TBL: One can’t generalize, governments are (like most big organizations) fascinatingly diverse inside them. So you’ll find that there are places inside governments where you get a champion who gets linked data and who’s just written a script and produced some linked data. So in the UK government for example, you’ll find there’s RDFa [in the code of its website] for civil service jobs. So if somebody wants to make a database of all the jobs, they can do that very easily.
“The first step of actually putting the data out there is the one that nobody else can do.”
There are other cases where the easiest thing for somebody to do is to just put data up in whatever form it’s available. Comma separated values (CSV) files are remarkably popular. They’re exported sometimes from spreadsheets. It’s remarkable how much information is in spreadsheets. Or sometimes pulled out of a database and then put up on the web. It’s not as good, not as useful to the community, as if Linked Data had been put up there and linked. But the first step of actually putting the data out there is the one that nobody else can do.
The way to go is for government departments to go the extra step and convert [their data] into Linked Data. One of the nice things about Linked Data, when they have a pile of it, is that they could run a SPARQL server on it. SPARQL servers are a commodity product, a solution for all of the people who say ‘but actually I wanted to have XML.’ A SPARQL server will generate an XML file [and] allow somebody to write out, effectively, a URL for the XML file.

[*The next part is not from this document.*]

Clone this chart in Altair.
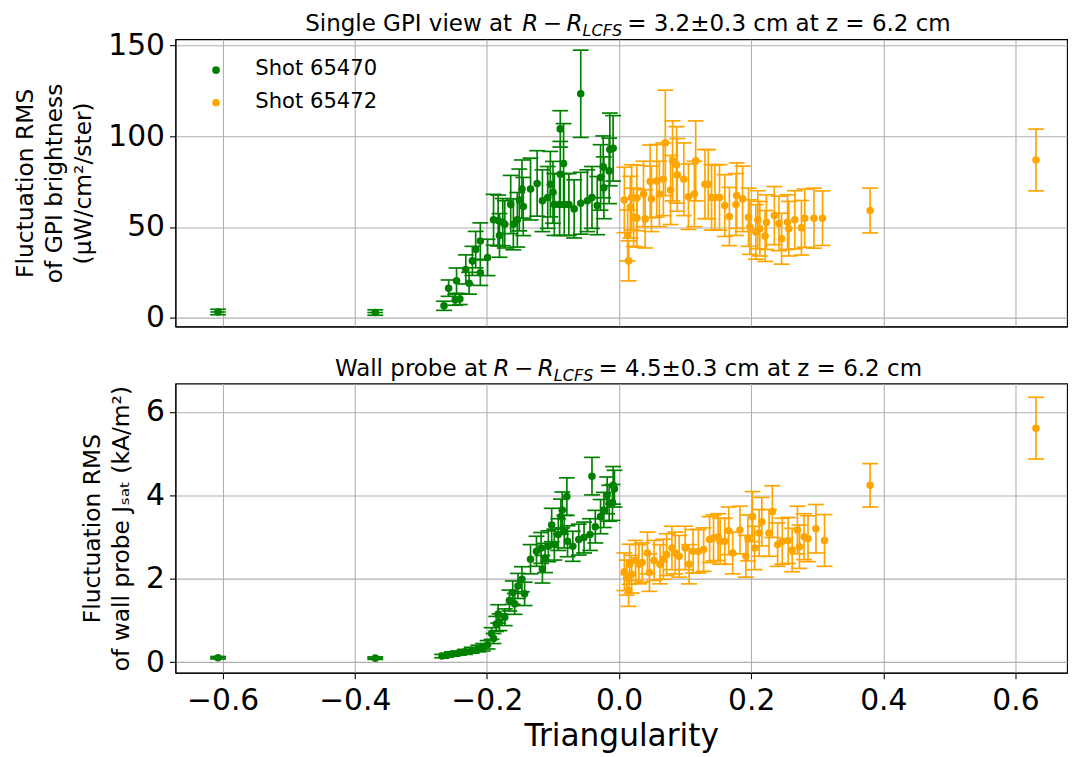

“Linked Data is the backplane, it’s the thing that you connect to in both directions.”
In fact, I don’t see why SPARQL servers shouldn’t provide CSV files, something which as far as I know isn’t in the standards. But I’d recommend it, certainly in government context, because CSV files are what people have and what people want.
So the message [for government] is to use RDF. Linked Data is the backplane, it’s the thing that you connect to in both directions. As a [web] producer your job is to make sure that you produce Linked Data one way or another. And as a consumer, there are lots of ways to consume that data once it’s out there as Linked Data.